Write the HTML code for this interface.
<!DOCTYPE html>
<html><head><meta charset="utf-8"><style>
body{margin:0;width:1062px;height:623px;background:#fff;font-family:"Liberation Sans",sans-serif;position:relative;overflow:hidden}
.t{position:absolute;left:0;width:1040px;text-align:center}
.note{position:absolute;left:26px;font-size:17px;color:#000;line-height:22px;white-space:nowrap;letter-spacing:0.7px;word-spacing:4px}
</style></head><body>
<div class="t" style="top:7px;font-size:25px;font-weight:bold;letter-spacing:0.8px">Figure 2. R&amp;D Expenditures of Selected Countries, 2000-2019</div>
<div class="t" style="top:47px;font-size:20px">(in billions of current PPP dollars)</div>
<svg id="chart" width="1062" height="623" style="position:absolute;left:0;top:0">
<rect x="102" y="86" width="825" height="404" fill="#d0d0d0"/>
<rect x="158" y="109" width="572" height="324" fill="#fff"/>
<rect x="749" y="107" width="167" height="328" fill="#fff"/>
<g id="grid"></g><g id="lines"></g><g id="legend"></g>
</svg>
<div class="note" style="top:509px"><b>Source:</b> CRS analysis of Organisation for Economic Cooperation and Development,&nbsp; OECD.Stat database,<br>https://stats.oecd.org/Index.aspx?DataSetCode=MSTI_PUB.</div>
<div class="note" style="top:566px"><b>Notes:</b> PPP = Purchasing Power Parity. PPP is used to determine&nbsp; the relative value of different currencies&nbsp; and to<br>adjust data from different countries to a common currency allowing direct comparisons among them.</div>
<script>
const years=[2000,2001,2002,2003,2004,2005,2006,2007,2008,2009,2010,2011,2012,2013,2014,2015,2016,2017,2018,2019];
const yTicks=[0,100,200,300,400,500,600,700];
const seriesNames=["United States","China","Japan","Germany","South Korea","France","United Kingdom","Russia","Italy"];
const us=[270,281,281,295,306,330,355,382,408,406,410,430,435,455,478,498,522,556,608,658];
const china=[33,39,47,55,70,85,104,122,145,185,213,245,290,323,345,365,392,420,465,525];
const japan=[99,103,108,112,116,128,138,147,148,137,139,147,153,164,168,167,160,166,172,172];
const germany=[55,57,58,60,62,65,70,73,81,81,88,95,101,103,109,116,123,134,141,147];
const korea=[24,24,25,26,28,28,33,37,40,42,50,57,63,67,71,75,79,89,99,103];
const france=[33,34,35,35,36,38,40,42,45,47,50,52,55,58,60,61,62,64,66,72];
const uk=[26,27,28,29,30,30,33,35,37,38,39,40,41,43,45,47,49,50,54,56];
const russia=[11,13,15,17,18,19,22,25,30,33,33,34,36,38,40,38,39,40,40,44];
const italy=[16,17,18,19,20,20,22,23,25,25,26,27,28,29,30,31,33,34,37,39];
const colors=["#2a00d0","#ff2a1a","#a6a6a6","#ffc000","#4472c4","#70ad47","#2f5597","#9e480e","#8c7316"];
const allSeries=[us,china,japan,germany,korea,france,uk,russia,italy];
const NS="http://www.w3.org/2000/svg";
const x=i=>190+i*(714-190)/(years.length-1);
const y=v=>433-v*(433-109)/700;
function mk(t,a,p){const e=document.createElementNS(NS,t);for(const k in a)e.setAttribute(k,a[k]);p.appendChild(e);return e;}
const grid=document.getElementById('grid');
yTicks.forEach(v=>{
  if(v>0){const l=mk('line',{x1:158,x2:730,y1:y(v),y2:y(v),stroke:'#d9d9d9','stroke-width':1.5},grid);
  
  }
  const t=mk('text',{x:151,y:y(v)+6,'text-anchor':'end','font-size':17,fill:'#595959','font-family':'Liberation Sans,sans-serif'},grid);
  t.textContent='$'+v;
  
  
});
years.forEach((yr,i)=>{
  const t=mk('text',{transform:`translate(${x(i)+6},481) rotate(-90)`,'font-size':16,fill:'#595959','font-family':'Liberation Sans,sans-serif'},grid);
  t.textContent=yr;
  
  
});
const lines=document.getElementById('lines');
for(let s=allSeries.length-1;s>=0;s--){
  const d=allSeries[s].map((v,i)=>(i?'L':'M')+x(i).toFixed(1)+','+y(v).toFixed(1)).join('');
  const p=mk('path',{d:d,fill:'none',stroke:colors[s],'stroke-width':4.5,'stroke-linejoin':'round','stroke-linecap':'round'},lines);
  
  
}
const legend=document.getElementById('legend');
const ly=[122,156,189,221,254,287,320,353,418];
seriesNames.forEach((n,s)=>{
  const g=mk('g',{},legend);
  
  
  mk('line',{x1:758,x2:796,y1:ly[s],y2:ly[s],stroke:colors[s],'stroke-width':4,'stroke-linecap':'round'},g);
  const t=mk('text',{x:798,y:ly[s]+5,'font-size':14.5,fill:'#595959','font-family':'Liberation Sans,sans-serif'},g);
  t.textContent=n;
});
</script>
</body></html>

· · · ·

EXERCISE DETAILS.
Output every line above without altering anything.

SOLUTION TO THIS EXERCISE.
Write the HTML code for this interface.
<!DOCTYPE html>
<html><head><meta charset="utf-8"><style>
body{margin:0;width:1062px;height:623px;background:#fff;font-family:"Liberation Sans",sans-serif;position:relative;overflow:hidden}
.t{position:absolute;left:0;width:1040px;text-align:center}
.note{position:absolute;left:26px;font-size:17px;color:#000;line-height:22px;white-space:nowrap;letter-spacing:0.7px;word-spacing:4px}
</style></head><body>
<div class="t" style="top:7px;font-size:25px;font-weight:bold;letter-spacing:0.8px">Figure 2. R&amp;D Expenditures of Selected Countries, 2000-2019</div>
<div class="t" style="top:47px;font-size:20px">(in billions of current PPP dollars)</div>
<svg id="chart" width="1062" height="623" style="position:absolute;left:0;top:0">
<rect x="102" y="86" width="825" height="404" fill="#d0d0d0"/>
<rect x="158" y="109" width="572" height="324" fill="#fff"/>
<rect x="749" y="107" width="167" height="328" fill="#fff"/>
<g id="grid"></g><g id="lines"></g><g id="legend"></g>
</svg>
<div class="note" style="top:509px"><b>Source:</b> CRS analysis of Organisation for Economic Cooperation and Development,&nbsp; OECD.Stat database,<br>https://stats.oecd.org/Index.aspx?DataSetCode=MSTI_PUB.</div>
<div class="note" style="top:566px"><b>Notes:</b> PPP = Purchasing Power Parity. PPP is used to determine&nbsp; the relative value of different currencies&nbsp; and to<br>adjust data from different countries to a common currency allowing direct comparisons among them.</div>
<script>
const years=[2000,2001,2002,2003,2004,2005,2006,2007,2008,2009,2010,2011,2012,2013,2014,2015,2016,2017,2018,2019];
const yTicks=[0,100,200,300,400,500,600,700];
const seriesNames=["United States","China","Japan","Germany","South Korea","France","United Kingdom","Russia","Italy"];
const us=[270,281,281,295,306,330,355,382,408,406,410,430,435,455,478,498,522,556,608,658];
const china=[33,39,47,55,70,85,104,122,145,185,213,245,290,323,345,365,392,420,465,525];
const japan=[99,103,108,112,116,128,138,147,148,137,139,147,153,164,168,167,160,166,172,172];
const germany=[55,57,58,60,62,65,70,73,81,81,88,95,101,103,109,116,123,134,141,147];
const korea=[24,24,25,26,28,28,33,37,40,42,50,57,63,67,71,75,79,89,99,103];
const france=[33,34,35,35,36,38,40,42,45,47,50,52,55,58,60,61,62,64,66,72];
const uk=[26,27,28,29,30,30,33,35,37,38,39,40,41,43,45,47,49,50,54,56];
const russia=[11,13,15,17,18,19,22,25,30,33,33,34,36,38,40,38,39,40,40,44];
const italy=[16,17,18,19,20,20,22,23,25,25,26,27,28,29,30,31,33,34,37,39];
const colors=["#2a00d0","#ff2a1a","#a6a6a6","#ffc000","#4472c4","#70ad47","#2f5597","#9e480e","#8c7316"];
const allSeries=[us,china,japan,germany,korea,france,uk,russia,italy];
const NS="http://www.w3.org/2000/svg";
const x=i=>190+i*(714-190)/(years.length-1);
const y=v=>433-v*(433-109)/700;
function mk(t,a,p){const e=document.createElementNS(NS,t);for(const k in a)e.setAttribute(k,a[k]);p.appendChild(e);return e;}
const grid=document.getElementById('grid');
yTicks.forEach(v=>{
  if(v>0){const l=mk('line',{x1:158,x2:730,y1:y(v),y2:y(v),stroke:'#d9d9d9','stroke-width':1.5},grid);
  
  }
  const t=mk('text',{x:151,y:y(v)+6,'text-anchor':'end','font-size':17,fill:'#595959','font-family':'Liberation Sans,sans-serif'},grid);
  t.textContent='$'+v;
  
  
});
years.forEach((yr,i)=>{
  const t=mk('text',{transform:`translate(${x(i)+6},481) rotate(-90)`,'font-size':16,fill:'#595959','font-family':'Liberation Sans,sans-serif'},grid);
  t.textContent=yr;
  
  
});
const lines=document.getElementById('lines');
for(let s=allSeries.length-1;s>=0;s--){
  const d=allSeries[s].map((v,i)=>(i?'L':'M')+x(i).toFixed(1)+','+y(v).toFixed(1)).join('');
  const p=mk('path',{d:d,fill:'none',stroke:colors[s],'stroke-width':4.5,'stroke-linejoin':'round','stroke-linecap':'round'},lines);
  
  
}
const legend=document.getElementById('legend');
const ly=[122,156,189,221,254,287,320,353,418];
seriesNames.forEach((n,s)=>{
  const g=mk('g',{},legend);
  
  
  mk('line',{x1:758,x2:796,y1:ly[s],y2:ly[s],stroke:colors[s],'stroke-width':4,'stroke-linecap':'round'},g);
  const t=mk('text',{x:798,y:ly[s]+5,'font-size':14.5,fill:'#595959','font-family':'Liberation Sans,sans-serif'},g);
  t.textContent=n;
});
</script>
</body></html>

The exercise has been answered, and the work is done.